The automotive pecking order in Japan has shifted dramatically, with Suzuki leapfrogging Honda to become the country’s second-largest car-maker behind Toyota.
Buried within Suzuki’s latest earnings report was confirmation the brand sold 3.55 million vehicles globally during the Japanese financial year ending March 31, 2026 – up seven per cent on the prior year.
That figure comfortably eclipsed Honda’s 3.37 million global deliveries over the same period and marks the first time in Suzuki’s seven-decade automotive history it has claimed the number-two spot.

Ironically, Suzuki’s global success comes during one of its toughest periods in Australia.
Local deliveries plunged 27.7 per cent during 2025 from 21,278 sales to just 15,387 vehicles after a stop-sale affecting the three-door Jimny and a recall campaign involving the newly launched Fronx SUV hampered momentum late in the year.
The downturn has continued into 2026, with Suzuki Australia’s year-to-date sales through April trailing last year’s pace by just over 23 per cent.


Honda, meanwhile, narrowly outsold Suzuki in Australia during 2025 despite its own relatively modest volume, recording 15,383 sales after posting growth of just over nine per cent.
Globally, however, the picture looked very different.
Honda endured one of its most difficult financial years in recent memory, posting its first annual net loss since listing on the Tokyo Stock Exchange in 1957.

It has also pivoted away from EVs and towards PHEVs following its earnings call earlier this week, also confirming a new SUV that could wear the Accord badge.
The company has struggled against slowing electric vehicle demand in China and tariff-related pressures in the United States – two markets where Suzuki has comparatively limited exposure.
Suzuki meanwhile is firing on all cylinders, especially in emerging markets like India.


Suzuki currently commands roughly 40 per cent of the Indian automotive market and is preparing for significant future expansion, with production capacity expected to rise by nearly 50 per cent to four million vehicles annually by 2030.
Around 500,000 units of additional annual capacity are due to come online during 2026 alone.
“We’re not doing things to become number two – our mission is to build and sell cars that people will embrace,” Suzuki president Toshihiro Suzuki said during the company’s earnings presentation.

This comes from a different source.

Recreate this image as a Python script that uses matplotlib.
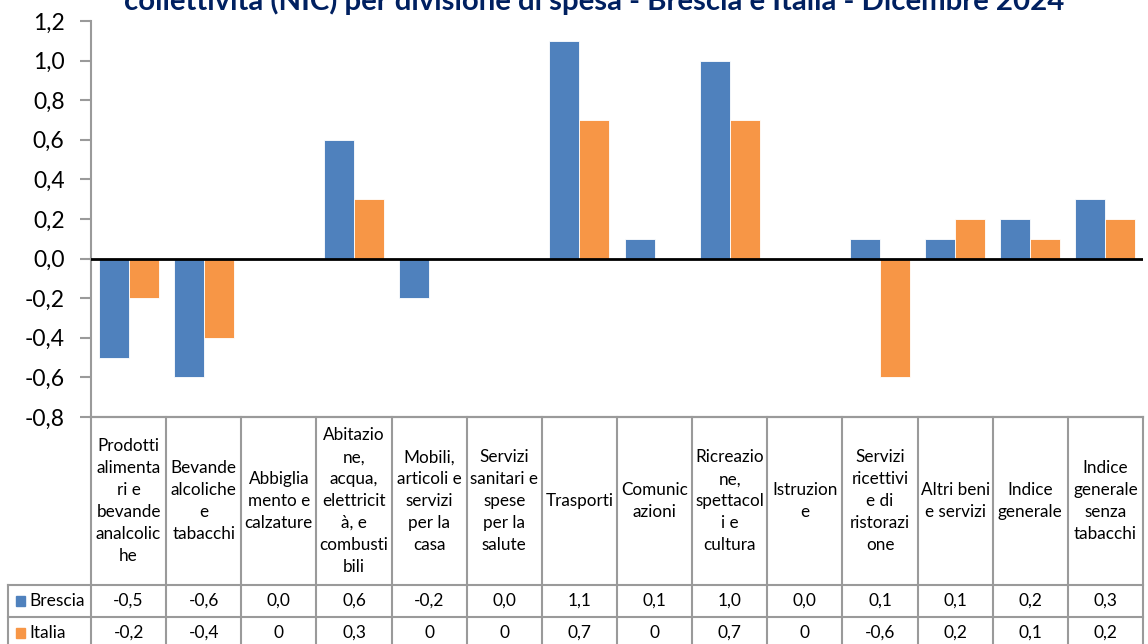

Suzuki’s financial performance was equally strong, with consolidated net profit climbing six per cent to a record ¥439.2 billion ($A4.6 billion), while revenue surged eight per cent to ¥6.29 trillion ($A66.2 billion).
There are, however, emerging challenges.
Suzuki warned ongoing instability in the Middle East is expected to place additional pressure on supply-chain costs and margins, while competition in India is intensifying as rival Japanese brands – including Honda – attempt to strengthen their foothold in the rapidly growing market.


Toyota, meanwhile, remains comfortably clear at the top of the global leaderboard.
The Japanese giant recorded a new all-time sales record of 11.28 million vehicles across its Toyota, Lexus, Daihatsu and Century brands.
Locally, Toyota Australia recorded a 22.7 per cent sales decline across the opening four months of 2026, although its dominance Down Under remains effectively unchallenged.
Suzuki’s rise to second place globally highlights the growing importance of India in the automotive landscape and underlines how vulnerable established giants can be to changing market conditions in China and the United States.
While Suzuki’s Australian business remains under pressure, the company’s global momentum – and aggressive expansion plans in India – suggest the brand is positioning itself for even greater influence in the years ahead.